Thanks Ryan! That is what I am interested in exploring more for my presentation by using award-winning social media public relations campaigns from PR/Digital Marketing agencies and firms, like (Ogvily&Mathers) to see how efficient it is. In my opinion and from the statistics that I've seen, customization marketing is used quite frequently and it is a key component to understanding the customer's desire as far as their preference in product, which definitely influences the way product is being marketed to the public as a whole. *If interested, you should look up the difference between B2B marketing vs. B2C Marketing. I was very confused on B2B marketing until I realized the customization marketing tactic is mostly for the consumer and not privately/publicly owned businesses! 

#3 POSTED BY guest guest, 04/22 6:49 PM

Great! I will check that out over summer maybe!

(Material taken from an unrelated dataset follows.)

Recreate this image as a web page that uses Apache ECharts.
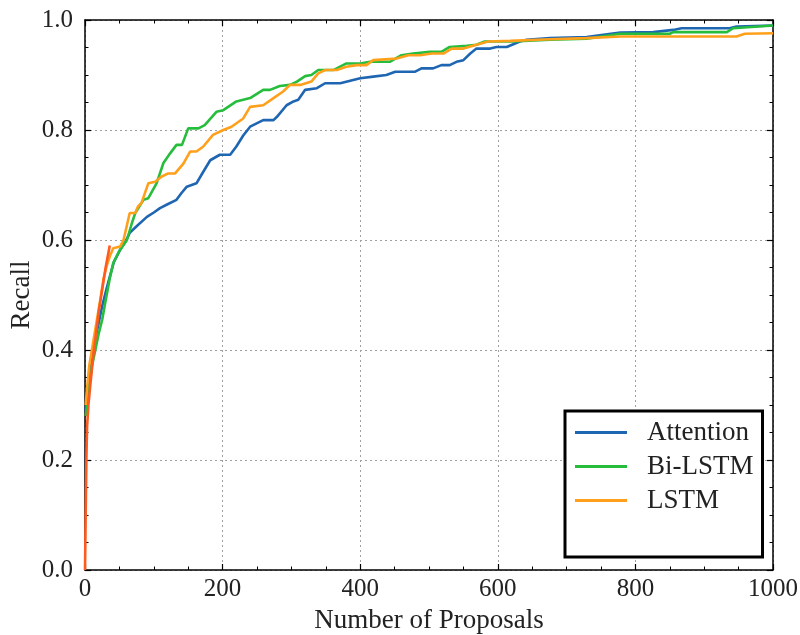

#4 POSTED BY Wade Wallerstein, 04/24 3:33 PM

This totally reminds me of a TED talk by Greg Lynn about architecture and product design. Basically, he and his team designed a process for creating a titanium kettle and tea set that created a completely unique product each time. The cost of the teaset was astronomical—upwards of $2,000 if I remember correctly. Basically, the point of the talk was that the consumer of the product was not actually paying for the kettle, they were paying for the customization, the uniqueness. The process was the commodity, not the product. It brought up a really interesting discourse surrounding process vs. product and the usage of process as selling point in branding of goods. Really great post, Dominique!